Depending upon the location of an onshore lease, BLM may not be the surface management agency. Other agencies, such as the U.S. Forest Service or the U.S. Army Corps of Engineers, may be responsible for surface management. In these cases, BLM is still the leasing agent, responsible for related operational approvals.

The Bureau of Indian Affairs (BIA) is the operational supervisor for all mineral leases on Indian lands, ensuring onsite compliance, appraising the value of resources, and providing expert advice on drilling permits, diligence and other operational matters. Among other things, BIA 1) conducts advertised oil and gas lease sales, 2) approves and issues individual Indian/ Tribal leases and Indian Mineral Development communitization and unitization agreements, 3) determines minimum royalty rates, rental rates, and lease terms, 4) approves easements for all oil and gas activity on trust land, 5) recommends approval of Applications for Permit to Drill (APD) to BLM, 6) processes bi-monthly distribution of oil and gas royalties based on Office of Natural Resources Revenue data, and 7) collects all rents due on nonproducing Indian leases.

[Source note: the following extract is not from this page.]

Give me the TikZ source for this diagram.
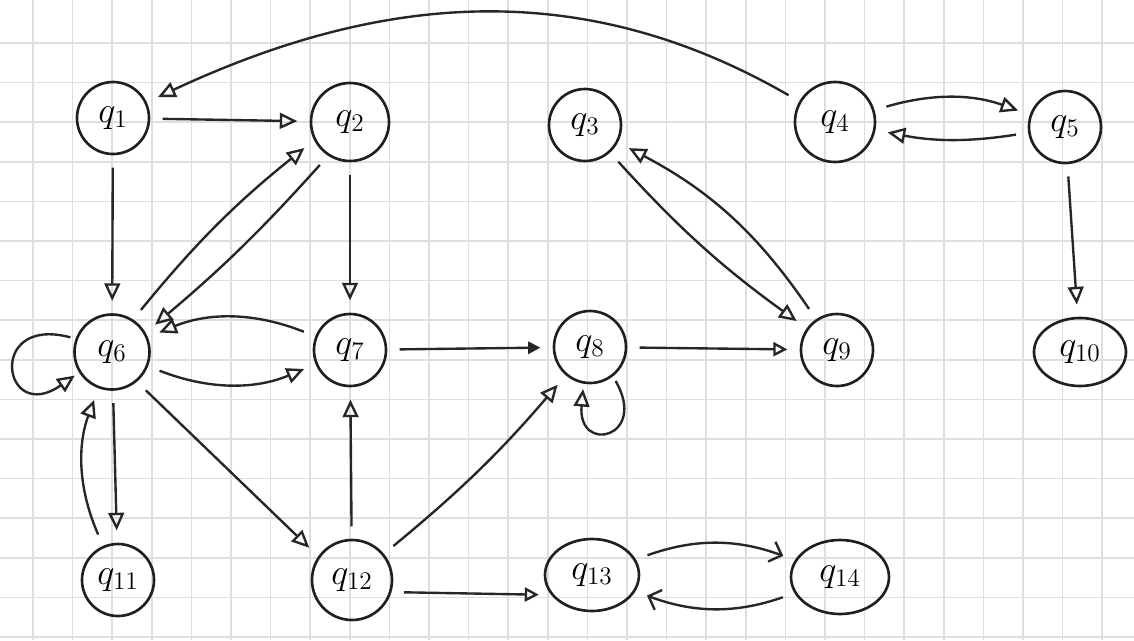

The Office of Natural Resources Revenue (ONRR) is the Federal Agency within the Department of the Interior that is responsible for the collection and disbursement of mineral revenues paid on Federal and Indian oil and gas, coal, and other mineral leases onshore and for leases on the Outer Continental Shelf (OCS). ONRR ensures that all revenues from Federal and Indian mineral leases are efficiently, effectively, and accurately collected, accounted for, verified, and disbursed to the appropriate recipients in a timely manner and in accordance with existing laws, regulations, lease terms, orders, and notices, and provides support for technical lease management functions.

The Office of Special Trustee (OST) was established by the American Indian Trust Fund Management Reform Act of 1994. OST provides Department-wide oversight for the reform of Indian trust management and the implementation of new fiduciary and accounting systems. Within two years of its inception, OST's oversight role was expanded by Secretarial order to include operational functions: accounting, investment and disbursement of beneficiary funds. In addition, OST maintains trust records, conducts land appraisals and provides beneficiary services including a call center and Fiduciary Trust Officers. Among other things, OST 1) makes royalty payments based on availability of funds from ONRR and payment instructions from BIA; 2) makes payments by direct deposit, debit card or mails checks to Indian mineral owners; and 3) mails Explanation of Payment to Indian mineral owners based on BIA instructions.